- **Task description**:
The data below holds a line containing "Convert this chart to D3.js code." and a line containing "46).attr('fill', 'black').attr('dy', '0.31em');"; please quote exactly those two lines and every line between them, and nothing else.

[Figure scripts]
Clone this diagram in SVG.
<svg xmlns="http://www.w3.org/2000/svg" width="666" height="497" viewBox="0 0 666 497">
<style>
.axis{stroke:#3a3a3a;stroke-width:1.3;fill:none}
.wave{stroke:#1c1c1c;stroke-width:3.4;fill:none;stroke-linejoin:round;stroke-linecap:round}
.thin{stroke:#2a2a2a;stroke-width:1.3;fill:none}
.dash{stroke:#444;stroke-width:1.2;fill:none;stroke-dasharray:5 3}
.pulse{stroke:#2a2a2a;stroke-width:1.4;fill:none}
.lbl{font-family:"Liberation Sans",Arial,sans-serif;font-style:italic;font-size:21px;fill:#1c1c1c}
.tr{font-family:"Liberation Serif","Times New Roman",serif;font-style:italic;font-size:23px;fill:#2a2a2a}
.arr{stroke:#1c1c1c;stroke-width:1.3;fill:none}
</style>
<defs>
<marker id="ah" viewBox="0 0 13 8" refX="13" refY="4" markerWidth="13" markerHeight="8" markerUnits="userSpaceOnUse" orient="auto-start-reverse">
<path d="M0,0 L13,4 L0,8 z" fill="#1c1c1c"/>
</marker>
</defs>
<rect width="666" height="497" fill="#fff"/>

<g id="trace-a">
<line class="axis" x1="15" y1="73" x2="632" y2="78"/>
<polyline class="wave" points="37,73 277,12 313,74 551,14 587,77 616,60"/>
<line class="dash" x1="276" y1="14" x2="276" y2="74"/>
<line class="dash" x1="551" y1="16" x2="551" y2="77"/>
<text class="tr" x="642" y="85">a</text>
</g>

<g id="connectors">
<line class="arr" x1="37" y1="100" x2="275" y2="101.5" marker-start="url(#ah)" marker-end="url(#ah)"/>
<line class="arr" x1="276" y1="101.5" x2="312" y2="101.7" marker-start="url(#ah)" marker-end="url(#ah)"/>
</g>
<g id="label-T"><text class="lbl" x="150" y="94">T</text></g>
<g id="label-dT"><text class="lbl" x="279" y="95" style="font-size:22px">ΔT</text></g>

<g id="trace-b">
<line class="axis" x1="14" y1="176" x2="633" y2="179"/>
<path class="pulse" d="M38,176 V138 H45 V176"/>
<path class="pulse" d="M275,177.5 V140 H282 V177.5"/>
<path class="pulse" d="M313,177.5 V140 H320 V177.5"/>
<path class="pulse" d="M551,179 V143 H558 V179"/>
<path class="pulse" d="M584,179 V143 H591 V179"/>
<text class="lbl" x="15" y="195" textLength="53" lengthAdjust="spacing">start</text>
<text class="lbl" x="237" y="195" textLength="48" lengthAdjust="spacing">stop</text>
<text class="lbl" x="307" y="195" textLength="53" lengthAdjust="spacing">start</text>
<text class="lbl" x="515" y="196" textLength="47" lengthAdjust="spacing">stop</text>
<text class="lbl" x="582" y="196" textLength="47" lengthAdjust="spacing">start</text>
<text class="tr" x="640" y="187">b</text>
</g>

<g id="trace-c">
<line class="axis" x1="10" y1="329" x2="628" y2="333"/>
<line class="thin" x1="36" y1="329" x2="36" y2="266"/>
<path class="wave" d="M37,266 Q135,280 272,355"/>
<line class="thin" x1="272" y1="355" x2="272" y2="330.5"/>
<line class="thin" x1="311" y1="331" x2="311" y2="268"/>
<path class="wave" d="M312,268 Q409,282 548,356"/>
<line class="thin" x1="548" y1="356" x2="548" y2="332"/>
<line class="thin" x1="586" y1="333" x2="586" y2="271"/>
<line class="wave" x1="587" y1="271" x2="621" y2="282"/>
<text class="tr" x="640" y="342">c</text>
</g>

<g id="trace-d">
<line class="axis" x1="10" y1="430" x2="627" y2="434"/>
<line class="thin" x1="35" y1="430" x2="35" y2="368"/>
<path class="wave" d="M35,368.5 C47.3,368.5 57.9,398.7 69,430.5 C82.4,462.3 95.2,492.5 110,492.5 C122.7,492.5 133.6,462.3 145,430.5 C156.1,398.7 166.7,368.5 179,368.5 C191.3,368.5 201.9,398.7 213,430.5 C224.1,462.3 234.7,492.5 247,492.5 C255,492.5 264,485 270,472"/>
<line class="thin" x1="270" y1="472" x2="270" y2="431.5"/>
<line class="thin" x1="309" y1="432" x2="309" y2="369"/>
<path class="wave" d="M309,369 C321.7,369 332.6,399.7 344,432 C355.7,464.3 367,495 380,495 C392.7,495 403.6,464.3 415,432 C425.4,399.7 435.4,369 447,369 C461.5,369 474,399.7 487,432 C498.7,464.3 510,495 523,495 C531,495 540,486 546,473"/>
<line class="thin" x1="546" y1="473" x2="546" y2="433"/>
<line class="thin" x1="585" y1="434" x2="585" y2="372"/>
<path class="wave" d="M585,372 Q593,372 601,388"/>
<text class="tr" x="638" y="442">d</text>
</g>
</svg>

--

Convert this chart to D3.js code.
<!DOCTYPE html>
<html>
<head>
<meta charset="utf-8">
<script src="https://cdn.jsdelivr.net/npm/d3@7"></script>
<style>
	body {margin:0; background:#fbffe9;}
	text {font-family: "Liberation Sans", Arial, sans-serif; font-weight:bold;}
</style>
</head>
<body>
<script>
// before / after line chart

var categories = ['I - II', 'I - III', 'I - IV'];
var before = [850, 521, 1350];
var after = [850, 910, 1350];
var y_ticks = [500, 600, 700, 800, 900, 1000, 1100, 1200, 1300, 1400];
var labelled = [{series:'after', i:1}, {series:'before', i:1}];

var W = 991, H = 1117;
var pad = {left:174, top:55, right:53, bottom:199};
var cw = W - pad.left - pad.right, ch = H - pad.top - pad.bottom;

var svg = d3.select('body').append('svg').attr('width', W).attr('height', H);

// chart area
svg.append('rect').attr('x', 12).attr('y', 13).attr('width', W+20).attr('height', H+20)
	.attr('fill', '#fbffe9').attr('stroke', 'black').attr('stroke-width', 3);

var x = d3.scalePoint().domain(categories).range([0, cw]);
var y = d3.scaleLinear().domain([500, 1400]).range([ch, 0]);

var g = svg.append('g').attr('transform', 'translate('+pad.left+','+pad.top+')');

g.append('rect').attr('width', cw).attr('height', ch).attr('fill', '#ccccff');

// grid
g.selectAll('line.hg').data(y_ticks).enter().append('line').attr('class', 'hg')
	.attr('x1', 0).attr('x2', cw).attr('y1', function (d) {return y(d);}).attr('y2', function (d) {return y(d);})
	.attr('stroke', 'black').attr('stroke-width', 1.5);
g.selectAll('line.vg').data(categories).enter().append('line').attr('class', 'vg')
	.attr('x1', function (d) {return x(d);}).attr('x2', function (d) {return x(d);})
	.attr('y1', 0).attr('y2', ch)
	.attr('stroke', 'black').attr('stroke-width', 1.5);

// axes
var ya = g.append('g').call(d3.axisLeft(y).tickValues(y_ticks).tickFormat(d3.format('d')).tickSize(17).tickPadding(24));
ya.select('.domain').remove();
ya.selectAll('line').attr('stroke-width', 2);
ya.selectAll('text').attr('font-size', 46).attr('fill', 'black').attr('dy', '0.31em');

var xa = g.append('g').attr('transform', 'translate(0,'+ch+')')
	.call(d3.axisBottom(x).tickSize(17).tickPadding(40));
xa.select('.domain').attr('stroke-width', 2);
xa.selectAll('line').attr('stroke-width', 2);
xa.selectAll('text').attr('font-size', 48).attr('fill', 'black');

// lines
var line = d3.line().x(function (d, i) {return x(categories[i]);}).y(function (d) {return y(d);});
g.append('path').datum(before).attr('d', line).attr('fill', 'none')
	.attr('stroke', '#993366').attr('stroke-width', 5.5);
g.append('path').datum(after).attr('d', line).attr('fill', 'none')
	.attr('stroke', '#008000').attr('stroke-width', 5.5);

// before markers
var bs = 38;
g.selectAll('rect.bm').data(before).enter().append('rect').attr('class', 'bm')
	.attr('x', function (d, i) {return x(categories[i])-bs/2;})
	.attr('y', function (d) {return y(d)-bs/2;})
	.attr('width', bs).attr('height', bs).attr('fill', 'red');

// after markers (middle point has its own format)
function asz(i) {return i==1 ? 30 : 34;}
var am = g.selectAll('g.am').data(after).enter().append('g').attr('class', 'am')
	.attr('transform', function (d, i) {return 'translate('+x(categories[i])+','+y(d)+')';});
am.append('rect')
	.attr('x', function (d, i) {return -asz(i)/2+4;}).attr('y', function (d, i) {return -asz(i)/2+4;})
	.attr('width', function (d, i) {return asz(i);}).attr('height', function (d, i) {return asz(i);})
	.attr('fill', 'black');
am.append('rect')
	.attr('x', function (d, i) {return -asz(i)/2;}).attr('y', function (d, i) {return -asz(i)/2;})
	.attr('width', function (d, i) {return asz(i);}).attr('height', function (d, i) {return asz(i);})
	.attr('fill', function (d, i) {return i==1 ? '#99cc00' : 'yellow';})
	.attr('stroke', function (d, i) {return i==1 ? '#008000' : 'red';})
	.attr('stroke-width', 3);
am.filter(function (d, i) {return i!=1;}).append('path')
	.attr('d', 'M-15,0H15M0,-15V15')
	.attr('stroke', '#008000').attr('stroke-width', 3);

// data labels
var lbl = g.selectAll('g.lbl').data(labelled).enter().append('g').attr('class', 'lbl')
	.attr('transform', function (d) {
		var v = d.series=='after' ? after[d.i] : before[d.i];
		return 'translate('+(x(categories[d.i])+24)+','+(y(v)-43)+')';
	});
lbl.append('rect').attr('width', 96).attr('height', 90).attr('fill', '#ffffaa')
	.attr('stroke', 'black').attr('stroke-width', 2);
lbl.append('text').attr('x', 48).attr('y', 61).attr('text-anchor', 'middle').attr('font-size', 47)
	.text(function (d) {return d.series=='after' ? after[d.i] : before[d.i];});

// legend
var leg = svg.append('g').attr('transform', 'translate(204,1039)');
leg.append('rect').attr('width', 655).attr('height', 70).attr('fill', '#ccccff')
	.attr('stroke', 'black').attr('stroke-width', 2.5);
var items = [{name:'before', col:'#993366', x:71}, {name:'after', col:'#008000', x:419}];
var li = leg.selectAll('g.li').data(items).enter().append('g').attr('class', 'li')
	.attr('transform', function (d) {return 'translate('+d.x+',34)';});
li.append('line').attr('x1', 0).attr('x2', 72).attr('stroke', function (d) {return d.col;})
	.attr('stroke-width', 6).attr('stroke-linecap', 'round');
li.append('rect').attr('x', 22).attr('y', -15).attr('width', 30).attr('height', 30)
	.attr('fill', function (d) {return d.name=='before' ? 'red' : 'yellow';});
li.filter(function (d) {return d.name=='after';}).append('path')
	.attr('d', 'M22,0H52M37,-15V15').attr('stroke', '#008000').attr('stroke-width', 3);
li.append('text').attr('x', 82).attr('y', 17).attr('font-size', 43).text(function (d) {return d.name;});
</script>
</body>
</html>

- **Answer below**:
Convert this chart to D3.js code.
<!DOCTYPE html>
<html>
<head>
<meta charset="utf-8">
<script src="https://cdn.jsdelivr.net/npm/d3@7"></script>
<style>
	body {margin:0; background:#fbffe9;}
	text {font-family: "Liberation Sans", Arial, sans-serif; font-weight:bold;}
</style>
</head>
<body>
<script>
// before / after line chart

var categories = ['I - II', 'I - III', 'I - IV'];
var before = [850, 521, 1350];
var after = [850, 910, 1350];
var y_ticks = [500, 600, 700, 800, 900, 1000, 1100, 1200, 1300, 1400];
var labelled = [{series:'after', i:1}, {series:'before', i:1}];

var W = 991, H = 1117;
var pad = {left:174, top:55, right:53, bottom:199};
var cw = W - pad.left - pad.right, ch = H - pad.top - pad.bottom;

var svg = d3.select('body').append('svg').attr('width', W).attr('height', H);

// chart area
svg.append('rect').attr('x', 12).attr('y', 13).attr('width', W+20).attr('height', H+20)
	.attr('fill', '#fbffe9').attr('stroke', 'black').attr('stroke-width', 3);

var x = d3.scalePoint().domain(categories).range([0, cw]);
var y = d3.scaleLinear().domain([500, 1400]).range([ch, 0]);

var g = svg.append('g').attr('transform', 'translate('+pad.left+','+pad.top+')');

g.append('rect').attr('width', cw).attr('height', ch).attr('fill', '#ccccff');

// grid
g.selectAll('line.hg').data(y_ticks).enter().append('line').attr('class', 'hg')
	.attr('x1', 0).attr('x2', cw).attr('y1', function (d) {return y(d);}).attr('y2', function (d) {return y(d);})
	.attr('stroke', 'black').attr('stroke-width', 1.5);
g.selectAll('line.vg').data(categories).enter().append('line').attr('class', 'vg')
	.attr('x1', function (d) {return x(d);}).attr('x2', function (d) {return x(d);})
	.attr('y1', 0).attr('y2', ch)
	.attr('stroke', 'black').attr('stroke-width', 1.5);

// axes
var ya = g.append('g').call(d3.axisLeft(y).tickValues(y_ticks).tickFormat(d3.format('d')).tickSize(17).tickPadding(24));
ya.select('.domain').remove();
ya.selectAll('line').attr('stroke-width', 2);
ya.selectAll('text').attr('font-size', 46).attr('fill', 'black').attr('dy', '0.31em');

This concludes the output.